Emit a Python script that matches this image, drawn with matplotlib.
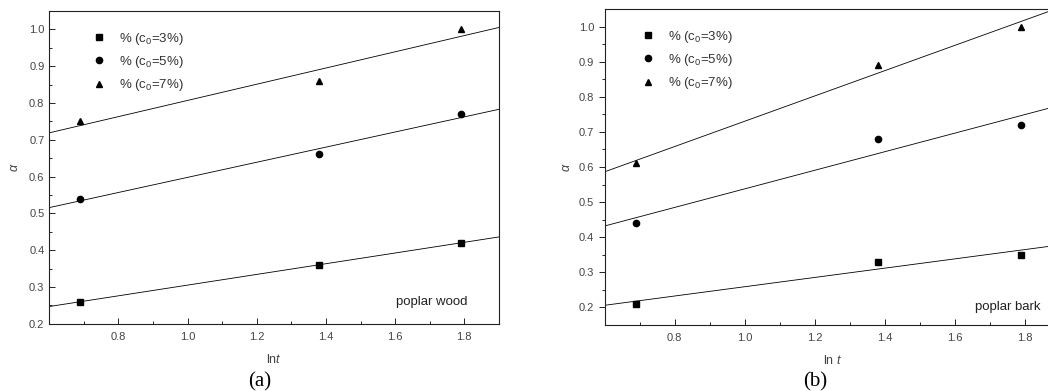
"""
Two panels of alpha vs ln t with linear fits (poplar wood / poplar bark).
"""

import numpy as np
import matplotlib
matplotlib.use("Agg")
import matplotlib.pyplot as plt

plt.rcParams['font.family'] = ['Liberation Sans', 'DejaVu Sans']
plt.rcParams['mathtext.fontset'] = 'custom'
plt.rcParams['mathtext.rm'] = 'Liberation Sans'
plt.rcParams['mathtext.it'] = 'Liberation Sans:italic'

# ln t values (2, 4, 6 h)
lnt = [0.69, 1.38, 1.79]

# poplar wood
wood_c3 = [0.26, 0.36, 0.42]
wood_c5 = [0.54, 0.66, 0.77]
wood_c7 = [0.75, 0.86, 1.00]

# poplar bark
bark_c3 = [0.21, 0.33, 0.35]
bark_c5 = [0.44, 0.68, 0.72]
bark_c7 = [0.61, 0.89, 1.00]

labels = ['% (c$_0$=3%)', '% (c$_0$=5%)', '% (c$_0$=7%)']
markers = ['s', 'o', '^']

fig = plt.figure(figsize=(10.48, 3.91), dpi=100)
ax_a = fig.add_axes([0.047, 0.172, 0.429, 0.800])
ax_b = fig.add_axes([0.577, 0.169, 0.434, 0.808])

def draw(ax, series, ylim, tickdir_y):
    xfit = np.array([0.6, 1.9])
    for y, m, lab in zip(series, markers, labels):
        ax.plot(lnt, y, linestyle='none', marker=m, color='black',
                markersize=4.5, label=lab)
        k, b = np.polyfit(lnt, y, 1)
        ax.plot(xfit, k * xfit + b, color='black', lw=0.6)
    ax.set_xlim(0.6, 1.9)
    ax.set_ylim(*ylim)
    ax.set_xticks([0.8, 1.0, 1.2, 1.4, 1.6, 1.8])
    ax.set_xticks(np.arange(0.7, 1.9, 0.2), minor=True)
    ax.set_yticks(np.arange(0.2, 1.01, 0.1))
    ax.set_yticks(np.arange(0.25, 1.05, 0.1), minor=True)
    ax.tick_params(axis='x', which='both', direction='in', labelsize=8,
                   labelcolor='#444444', pad=6)
    ax.tick_params(axis='y', which='both', direction=tickdir_y, labelsize=8,
                   labelcolor='#444444')
    ax.tick_params(which='major', length=4, width=0.6)
    ax.tick_params(which='minor', length=2.5, width=0.6)
    ax.yaxis.set_major_formatter(matplotlib.ticker.FormatStrFormatter('%.1f'))
    for s in ax.spines.values():
        s.set_linewidth(0.8)
        s.set_color('#222222')

draw(ax_a, [wood_c3, wood_c5, wood_c7], (0.2, 1.05), 'in')
draw(ax_b, [bark_c3, bark_c5, bark_c7], (0.15, 1.05), 'out')

ax_a.legend(loc='upper left', bbox_to_anchor=(0.07, 0.975), frameon=False,
            fontsize=9.5, handletextpad=1.0, labelspacing=0.55,
            handlelength=1.0, labelcolor='#333333')
ax_b.legend(loc='upper left', bbox_to_anchor=(0.055, 0.975), frameon=False,
            fontsize=9.5, handletextpad=1.0, labelspacing=0.55,
            handlelength=1.0, labelcolor='#333333')

ax_a.set_ylabel(r'$\alpha$', fontsize=9, color='#444444', labelpad=6)
ax_b.set_ylabel(r'$\alpha$', fontsize=9, color='#444444', labelpad=4)
ax_a.set_xlabel(r'ln$t$', fontsize=9, color='#444444', labelpad=8)
ax_b.set_xlabel(r'ln $t$', fontsize=9, color='#444444', labelpad=8)

ax_a.text(0.931, 0.069, 'poplar wood', transform=ax_a.transAxes, fontsize=9.5,
          ha='right', va='center', color='#222222')
ax_b.text(0.815, 0.057, 'poplar bark', transform=ax_b.transAxes, fontsize=9.5,
          ha='left', va='center', color='#222222')

fig.text(0.248, 0.024, '(a)', fontsize=15, family='Liberation Serif',
         ha='center', va='center')
fig.text(0.778, 0.024, '(b)', fontsize=15, family='Liberation Serif',
         ha='center', va='center')

fig.savefig('out.png', dpi=100)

* * * * *

## What is needed
Exclude the images, then output the data above word for word.

## Response to this exercise
Emit a Python script that matches this image, drawn with matplotlib.
"""
Two panels of alpha vs ln t with linear fits (poplar wood / poplar bark).
"""

import numpy as np
import matplotlib
matplotlib.use("Agg")
import matplotlib.pyplot as plt

plt.rcParams['font.family'] = ['Liberation Sans', 'DejaVu Sans']
plt.rcParams['mathtext.fontset'] = 'custom'
plt.rcParams['mathtext.rm'] = 'Liberation Sans'
plt.rcParams['mathtext.it'] = 'Liberation Sans:italic'

# ln t values (2, 4, 6 h)
lnt = [0.69, 1.38, 1.79]

# poplar wood
wood_c3 = [0.26, 0.36, 0.42]
wood_c5 = [0.54, 0.66, 0.77]
wood_c7 = [0.75, 0.86, 1.00]

# poplar bark
bark_c3 = [0.21, 0.33, 0.35]
bark_c5 = [0.44, 0.68, 0.72]
bark_c7 = [0.61, 0.89, 1.00]

labels = ['% (c$_0$=3%)', '% (c$_0$=5%)', '% (c$_0$=7%)']
markers = ['s', 'o', '^']

fig = plt.figure(figsize=(10.48, 3.91), dpi=100)
ax_a = fig.add_axes([0.047, 0.172, 0.429, 0.800])
ax_b = fig.add_axes([0.577, 0.169, 0.434, 0.808])

def draw(ax, series, ylim, tickdir_y):
    xfit = np.array([0.6, 1.9])
    for y, m, lab in zip(series, markers, labels):
        ax.plot(lnt, y, linestyle='none', marker=m, color='black',
                markersize=4.5, label=lab)
        k, b = np.polyfit(lnt, y, 1)
        ax.plot(xfit, k * xfit + b, color='black', lw=0.6)
    ax.set_xlim(0.6, 1.9)
    ax.set_ylim(*ylim)
    ax.set_xticks([0.8, 1.0, 1.2, 1.4, 1.6, 1.8])
    ax.set_xticks(np.arange(0.7, 1.9, 0.2), minor=True)
    ax.set_yticks(np.arange(0.2, 1.01, 0.1))
    ax.set_yticks(np.arange(0.25, 1.05, 0.1), minor=True)
    ax.tick_params(axis='x', which='both', direction='in', labelsize=8,
                   labelcolor='#444444', pad=6)
    ax.tick_params(axis='y', which='both', direction=tickdir_y, labelsize=8,
                   labelcolor='#444444')
    ax.tick_params(which='major', length=4, width=0.6)
    ax.tick_params(which='minor', length=2.5, width=0.6)
    ax.yaxis.set_major_formatter(matplotlib.ticker.FormatStrFormatter('%.1f'))
    for s in ax.spines.values():
        s.set_linewidth(0.8)
        s.set_color('#222222')

draw(ax_a, [wood_c3, wood_c5, wood_c7], (0.2, 1.05), 'in')
draw(ax_b, [bark_c3, bark_c5, bark_c7], (0.15, 1.05), 'out')

ax_a.legend(loc='upper left', bbox_to_anchor=(0.07, 0.975), frameon=False,
            fontsize=9.5, handletextpad=1.0, labelspacing=0.55,
            handlelength=1.0, labelcolor='#333333')
ax_b.legend(loc='upper left', bbox_to_anchor=(0.055, 0.975), frameon=False,
            fontsize=9.5, handletextpad=1.0, labelspacing=0.55,
            handlelength=1.0, labelcolor='#333333')

ax_a.set_ylabel(r'$\alpha$', fontsize=9, color='#444444', labelpad=6)
ax_b.set_ylabel(r'$\alpha$', fontsize=9, color='#444444', labelpad=4)
ax_a.set_xlabel(r'ln$t$', fontsize=9, color='#444444', labelpad=8)
ax_b.set_xlabel(r'ln $t$', fontsize=9, color='#444444', labelpad=8)

ax_a.text(0.931, 0.069, 'poplar wood', transform=ax_a.transAxes, fontsize=9.5,
          ha='right', va='center', color='#222222')
ax_b.text(0.815, 0.057, 'poplar bark', transform=ax_b.transAxes, fontsize=9.5,
          ha='left', va='center', color='#222222')

fig.text(0.248, 0.024, '(a)', fontsize=15, family='Liberation Serif',
         ha='center', va='center')
fig.text(0.778, 0.024, '(b)', fontsize=15, family='Liberation Serif',
         ha='center', va='center')

fig.savefig('out.png', dpi=100)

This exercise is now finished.